Pero la vida es un viaje incierto que a veces gira y se vuelve con espasmos impensables o movimientos nunca calculados. Apenas un puñado de años después, resulta que el pragmatismo de unos políticos ansiosos por cerrar aquellos años de dolor inútil, regresa con el vigor imparable de los resucitados. Y lo que entonces fue necesidad de acabar con ETA hoy es exigencia de apoyos para una mayoría de gobierno. Eso sí, con una diferencia, aprecia Elías, que no es de matiz: si entonces se escribió el final de ETA, hoy se necesita reescribir su historia, o al menos edulcorarla. Y Otegi, a quien ETA encomendó el vano intento de resurrección de Batasuna, es presentado como hacedor de una paz que nunca quisieron y sólo buscaron cuando estaban ya rendidos. Seguro que dialogó, cedió, creó escenarios, imaginó futuros en paz. Cómo no, en eso consiste hablar del final de las armas. Pero la rendición no es un triunfo de quien se rinde, y la bandera blanca no se enarbola como si fuera la de la victoria. Hablar de paz cuando te han vencido no es un mérito, sino una necesidad.

No miente Zapatero, piensa Elías, pero esconde la verdad, y no le gusta, porque lo que oculta afecta al trabajo y la vida de miles de compañeros cuya acción profesional, generosa y valiente, fue crucial para que los políticos empezaran a hablar. Para que Otegi jugara su papel de supuesto mediador. Para que ETA pudiera defender ante los suyos que lo que hizo pudo tener al final algún sentido.

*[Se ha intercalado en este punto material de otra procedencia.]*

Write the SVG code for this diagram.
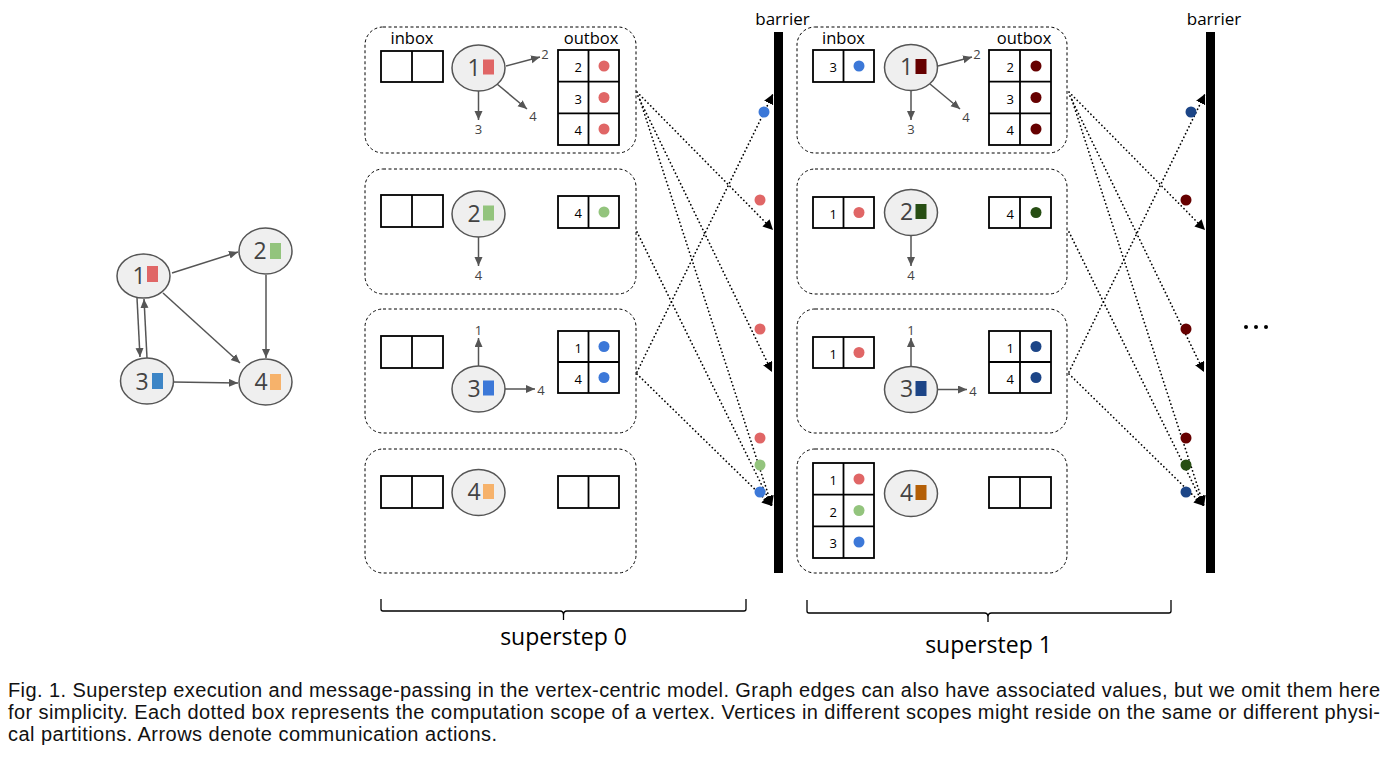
<svg xmlns="http://www.w3.org/2000/svg" width="1388" height="761" viewBox="0 0 1388 761">
<style>
.scope{fill:none;stroke:#000;stroke-width:1;stroke-dasharray:3 2.5}
.cell{fill:#fff;stroke:#000;stroke-width:1.8}
.div{stroke:#000;stroke-width:1.8}
.v{fill:#efefef;stroke:#555;stroke-width:1.5}
.vt{font-family:"Open Sans",sans-serif;font-size:23px;fill:#434343;text-anchor:middle}
.lbl{font-family:"Open Sans",sans-serif;font-size:16.5px;fill:#000;text-anchor:middle}
.sm{font-family:"Open Sans",sans-serif;font-size:13px;fill:#444;text-anchor:middle}
.num{font-family:"Open Sans",sans-serif;font-size:13px;fill:#000;text-anchor:end}
.edge{stroke:#555;stroke-width:1.5;fill:none;marker-end:url(#ga)}
.msg{stroke:#000;stroke-width:1.7;fill:none;stroke-dasharray:0.1 3.8;stroke-linecap:round;marker-end:url(#ba)}
.brace{stroke:#000;stroke-width:1.3;fill:none}
.cap{font-family:"Liberation Sans",Arial,sans-serif;font-size:20px;fill:#111}
.big{font-family:"Open Sans",sans-serif;font-size:23px;fill:#000;text-anchor:middle}
</style>
<defs>
<marker id="ga" markerUnits="userSpaceOnUse" markerWidth="10" markerHeight="10" refX="9" refY="4" orient="auto"><path d="M0,0 L9,4 L0,8 Z" fill="#555"/></marker>
<marker id="ba" markerUnits="userSpaceOnUse" markerWidth="12" markerHeight="12" refX="10" refY="5" orient="auto"><path d="M0,0 L10,5 L0,10 Z" fill="#000"/></marker>
</defs>
<rect width="1388" height="761" fill="#fff"/>

<!-- left graph -->
<g id="graph-edges">
<line class="edge" x1="172" y1="273" x2="238" y2="252"/>
<line class="edge" x1="266" y1="275" x2="266" y2="358"/>
<line class="edge" x1="163" y1="293" x2="240" y2="363"/>
<line class="edge" x1="137" y1="298" x2="140" y2="357"/>
<line class="edge" x1="147" y1="358" x2="144" y2="299"/>
<line class="edge" x1="173" y1="382" x2="238" y2="383"/>
</g>
<g id="g-n1"><ellipse class="v" cx="143.5" cy="276" rx="26.5" ry="22"/><text class="vt" x="139" y="284">1</text><rect x="147" y="266" width="11" height="16" fill="#e06666"/></g>
<g id="g-n2"><ellipse class="v" cx="265.5" cy="251" rx="26.5" ry="23"/><text class="vt" x="260" y="259">2</text><rect x="270" y="243" width="11" height="16" fill="#93c47d"/></g>
<g id="g-n3"><ellipse class="v" cx="147" cy="381" rx="26.5" ry="23"/><text class="vt" x="142" y="390">3</text><rect x="152" y="373" width="11" height="16" fill="#3d85c6"/></g>
<g id="g-n4"><ellipse class="v" cx="265.5" cy="382" rx="26.5" ry="23"/><text class="vt" x="261" y="390">4</text><rect x="270" y="374" width="11" height="16" fill="#f6b26b"/></g>

<!-- superstep 0 -->
<g id="s0-v1">
<rect class="scope" x="365" y="27" width="271" height="126" rx="18"/>
<text class="lbl" x="412" y="44">inbox</text><text class="lbl" x="591" y="44">outbox</text>
<rect class="cell" x="381" y="51" width="62" height="31"/><line class="div" x1="412" y1="51" x2="412" y2="82"/>
<ellipse class="v" cx="478.5" cy="68" rx="26.5" ry="23"/><text class="vt" x="474" y="75.5">1</text><rect x="483" y="59.5" width="11" height="15" fill="#e06666"/>
<line class="edge" x1="506" y1="66" x2="540" y2="57"/><line class="edge" x1="478.5" y1="91" x2="478.5" y2="120"/><line class="edge" x1="497" y1="84" x2="527" y2="109"/>
<text class="sm" x="545" y="59">2</text><text class="sm" x="478.5" y="134">3</text><text class="sm" x="533" y="121">4</text>
<rect class="cell" x="558" y="50" width="61" height="95"/><line class="div" x1="588.5" y1="50" x2="588.5" y2="145"/><line class="div" x1="558" y1="81.7" x2="619" y2="81.7"/><line class="div" x1="558" y1="113.3" x2="619" y2="113.3"/>
<text class="num" x="582" y="72">2</text><text class="num" x="582" y="103.5">3</text><text class="num" x="582" y="135">4</text>
<circle cx="604" cy="66" r="5.5" fill="#e06666"/><circle cx="604" cy="97.5" r="5.5" fill="#e06666"/><circle cx="604" cy="129" r="5.5" fill="#e06666"/>
</g>
<g id="s0-v2">
<rect class="scope" x="365" y="169" width="271" height="125" rx="18"/>
<rect class="cell" x="381" y="195" width="62" height="32"/><line class="div" x1="412" y1="195" x2="412" y2="227"/>
<ellipse class="v" cx="478.5" cy="214" rx="26.5" ry="23"/><text class="vt" x="474" y="221.5">2</text><rect x="483" y="205.5" width="11" height="15" fill="#93c47d"/>
<line class="edge" x1="478.5" y1="237" x2="478.5" y2="266"/><text class="sm" x="478.5" y="280">4</text>
<rect class="cell" x="558" y="196" width="61" height="32"/><line class="div" x1="588.5" y1="196" x2="588.5" y2="228"/>
<text class="num" x="582" y="218">4</text><circle cx="604" cy="212" r="5.5" fill="#93c47d"/>
</g>
<g id="s0-v3">
<rect class="scope" x="365" y="309" width="271" height="124" rx="18"/>
<rect class="cell" x="381" y="336" width="62" height="32"/><line class="div" x1="412" y1="336" x2="412" y2="368"/>
<ellipse class="v" cx="478.5" cy="389" rx="26.5" ry="23"/><text class="vt" x="474" y="396.5">3</text><rect x="483" y="380.5" width="11" height="15" fill="#3c78d8"/>
<line class="edge" x1="478.5" y1="366" x2="478.5" y2="338"/><text class="sm" x="478.5" y="335">1</text>
<line class="edge" x1="505" y1="389" x2="535" y2="389"/><text class="sm" x="541" y="395">4</text>
<rect class="cell" x="558" y="331" width="61" height="62"/><line class="div" x1="588.5" y1="331" x2="588.5" y2="393"/><line class="div" x1="558" y1="362" x2="619" y2="362"/>
<text class="num" x="582" y="352.5">1</text><text class="num" x="582" y="383.5">4</text>
<circle cx="604" cy="346.5" r="5.5" fill="#3c78d8"/><circle cx="604" cy="377.5" r="5.5" fill="#3c78d8"/>
</g>
<g id="s0-v4">
<rect class="scope" x="365" y="449" width="271" height="124" rx="18"/>
<rect class="cell" x="381" y="476" width="62" height="32"/><line class="div" x1="412" y1="476" x2="412" y2="508"/>
<ellipse class="v" cx="478.5" cy="492.5" rx="26.5" ry="23"/><text class="vt" x="474" y="500">4</text><rect x="483" y="484" width="11" height="15" fill="#f6b26b"/>
<rect class="cell" x="558" y="476" width="61" height="32"/><line class="div" x1="588.5" y1="476" x2="588.5" y2="508"/>
</g>

<!-- superstep 1 -->
<g id="s1-v1">
<rect class="scope" x="797" y="27" width="270" height="126" rx="18"/>
<text class="lbl" x="843.5" y="44">inbox</text><text class="lbl" x="1024" y="44">outbox</text>
<rect class="cell" x="813" y="50" width="61" height="32"/><line class="div" x1="843.5" y1="50" x2="843.5" y2="82"/>
<text class="num" x="837" y="72">3</text><circle cx="859" cy="66" r="5.5" fill="#3c78d8"/>
<ellipse class="v" cx="911" cy="67.5" rx="26.5" ry="23"/><text class="vt" x="906.5" y="75">1</text><rect x="915.5" y="59" width="11" height="15" fill="#660000"/>
<line class="edge" x1="938" y1="66" x2="972" y2="57"/><line class="edge" x1="911" y1="91" x2="911" y2="120"/><line class="edge" x1="930" y1="84" x2="960" y2="109"/>
<text class="sm" x="977" y="59">2</text><text class="sm" x="911" y="134">3</text><text class="sm" x="966" y="122">4</text>
<rect class="cell" x="989" y="50" width="62" height="95"/><line class="div" x1="1020" y1="50" x2="1020" y2="145"/><line class="div" x1="989" y1="81.7" x2="1051" y2="81.7"/><line class="div" x1="989" y1="113.3" x2="1051" y2="113.3"/>
<text class="num" x="1014" y="72">2</text><text class="num" x="1014" y="103.5">3</text><text class="num" x="1014" y="135">4</text>
<circle cx="1036" cy="66" r="5.5" fill="#660000"/><circle cx="1036" cy="97.5" r="5.5" fill="#660000"/><circle cx="1036" cy="129" r="5.5" fill="#660000"/>
</g>
<g id="s1-v2">
<rect class="scope" x="797" y="169" width="270" height="125" rx="18"/>
<rect class="cell" x="813" y="197" width="61" height="31"/><line class="div" x1="843.5" y1="197" x2="843.5" y2="228"/>
<text class="num" x="837" y="218.5">1</text><circle cx="859" cy="212.5" r="5.5" fill="#e06666"/>
<ellipse class="v" cx="911" cy="212.5" rx="26.5" ry="23"/><text class="vt" x="906.5" y="220">2</text><rect x="915.5" y="204" width="11" height="15" fill="#274e13"/>
<line class="edge" x1="911" y1="236" x2="911" y2="266"/><text class="sm" x="911" y="280">4</text>
<rect class="cell" x="989" y="197" width="62" height="31"/><line class="div" x1="1020" y1="197" x2="1020" y2="228"/>
<text class="num" x="1014" y="218.5">4</text><circle cx="1036" cy="212.5" r="5.5" fill="#274e13"/>
</g>
<g id="s1-v3">
<rect class="scope" x="797" y="309" width="270" height="124" rx="18"/>
<rect class="cell" x="813" y="337" width="61" height="31"/><line class="div" x1="843.5" y1="337" x2="843.5" y2="368"/>
<text class="num" x="837" y="358.5">1</text><circle cx="859" cy="352.5" r="5.5" fill="#e06666"/>
<ellipse class="v" cx="911" cy="389.5" rx="26.5" ry="23"/><text class="vt" x="906.5" y="397">3</text><rect x="915.5" y="381" width="11" height="15" fill="#1c4587"/>
<line class="edge" x1="911" y1="366" x2="911" y2="338"/><text class="sm" x="911" y="335">1</text>
<line class="edge" x1="937" y1="389.5" x2="967" y2="389.5"/><text class="sm" x="973" y="395.5">4</text>
<rect class="cell" x="989" y="331" width="62" height="62"/><line class="div" x1="1020" y1="331" x2="1020" y2="393"/><line class="div" x1="989" y1="362" x2="1051" y2="362"/>
<text class="num" x="1014" y="352.5">1</text><text class="num" x="1014" y="383.5">4</text>
<circle cx="1036" cy="346.5" r="5.5" fill="#1c4587"/><circle cx="1036" cy="377.5" r="5.5" fill="#1c4587"/>
</g>
<g id="s1-v4">
<rect class="scope" x="797" y="449" width="270" height="124" rx="18"/>
<rect class="cell" x="813" y="463" width="61" height="95"/><line class="div" x1="843.5" y1="463" x2="843.5" y2="558"/><line class="div" x1="813" y1="494.7" x2="874" y2="494.7"/><line class="div" x1="813" y1="526.3" x2="874" y2="526.3"/>
<text class="num" x="837" y="485">1</text><text class="num" x="837" y="516.5">2</text><text class="num" x="837" y="548">3</text>
<circle cx="859" cy="479" r="5.5" fill="#e06666"/><circle cx="859" cy="510.5" r="5.5" fill="#93c47d"/><circle cx="859" cy="542" r="5.5" fill="#3c78d8"/>
<ellipse class="v" cx="911" cy="493.5" rx="26.5" ry="23"/><text class="vt" x="906.5" y="501">4</text><rect x="915.5" y="485" width="11" height="15" fill="#b45f06"/>
<rect class="cell" x="989" y="477" width="62" height="31"/><line class="div" x1="1020" y1="477" x2="1020" y2="508"/>
</g>

<!-- barriers -->
<g id="barrier-0"><text class="lbl" x="782.5" y="25" style="font-size:17px">barrier</text><rect x="774" y="32" width="9" height="541" fill="#000"/></g>
<g id="barrier-1"><text class="lbl" x="1214" y="25" style="font-size:17px">barrier</text><rect x="1206" y="32" width="9" height="541" fill="#000"/></g>

<!-- message connectors -->
<g id="connectors">
<line class="msg" x1="637" y1="92" x2="773" y2="230"/>
<line class="msg" x1="638" y1="96" x2="772" y2="372"/>
<line class="msg" x1="640" y1="100" x2="772" y2="506"/>
<line class="msg" x1="637" y1="232" x2="772" y2="506"/>
<line class="msg" x1="637" y1="372" x2="773" y2="94"/>
<line class="msg" x1="637" y1="374" x2="772" y2="506"/>
<line class="msg" x1="1069" y1="92" x2="1205" y2="230"/>
<line class="msg" x1="1070" y1="96" x2="1204" y2="372"/>
<line class="msg" x1="1072" y1="100" x2="1204" y2="506"/>
<line class="msg" x1="1069" y1="232" x2="1204" y2="506"/>
<line class="msg" x1="1069" y1="372" x2="1205" y2="94"/>
<line class="msg" x1="1069" y1="374" x2="1204" y2="506"/>
</g>
<g id="messages">
<circle cx="764" cy="112" r="5.5" fill="#3c78d8"/>
<circle cx="760" cy="200" r="5.5" fill="#e06666"/>
<circle cx="760" cy="329" r="5.5" fill="#e06666"/>
<circle cx="760" cy="438" r="5.5" fill="#e06666"/>
<circle cx="760" cy="465" r="5.5" fill="#93c47d"/>
<circle cx="760" cy="492" r="5.5" fill="#3c78d8"/>
<circle cx="1191" cy="112" r="5.5" fill="#1c4587"/>
<circle cx="1186" cy="200" r="5.5" fill="#660000"/>
<circle cx="1186" cy="329" r="5.5" fill="#660000"/>
<circle cx="1186" cy="438" r="5.5" fill="#660000"/>
<circle cx="1186" cy="465" r="5.5" fill="#274e13"/>
<circle cx="1186" cy="492" r="5.5" fill="#1c4587"/>
</g>
<g id="ellipsis"><circle cx="1246" cy="327" r="2" fill="#000"/><circle cx="1256" cy="327" r="2" fill="#000"/><circle cx="1266" cy="327" r="2" fill="#000"/></g>

<!-- braces -->
<g id="brace-0"><path class="brace" d="M381,599 V609 Q381,611 383,611 H560 Q563.5,611 563.5,615 V620 M563.5,615 Q563.5,611 567,611 H744 Q746,611 746,609 V599"/><text class="big" x="563.5" y="645">superstep 0</text></g>
<g id="brace-1"><path class="brace" d="M807,600 V611 Q807,613 809,613 H984.5 Q988,613 988,617 V622 M988,617 Q988,613 991.5,613 H1169 Q1171,613 1171,611 V600"/><text class="big" x="988.5" y="653">superstep 1</text></g>

<!-- caption -->
<g id="caption">
<text class="cap" x="8" y="697" textLength="1372" lengthAdjust="spacing">Fig. 1. Superstep execution and message-passing in the vertex-centric model. Graph edges can also have associated values, but we omit them here</text>
<text class="cap" x="8" y="719" textLength="1372" lengthAdjust="spacing">for simplicity. Each dotted box represents the computation scope of a vertex. Vertices in different scopes might reside on the same or different physi-</text>
<text class="cap" x="8" y="741" textLength="489" lengthAdjust="spacing">cal partitions. Arrows denote communication actions.</text>
</g>
</svg>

Con todo el respeto, señor presidente, no contribuya usted, con la estrategia de las medias verdades, a que se reescriba la historia de aquel tiempo. Hagan ustedes política, sí, pero tengan el valor de enfrentarse a lo que pasó, miren a la cara a las víctimas, compañeros míos, compañeros suyos, señor presidente, y si hay que dejar de mirar atrás, hagámoslo, pero sabiendo que la verdad fue una y es intocable. Porque, créame, si nos engañamos ahí, no va a ser posible construir nada en el futuro.

Pero Elías se teme que no le van a escuchar.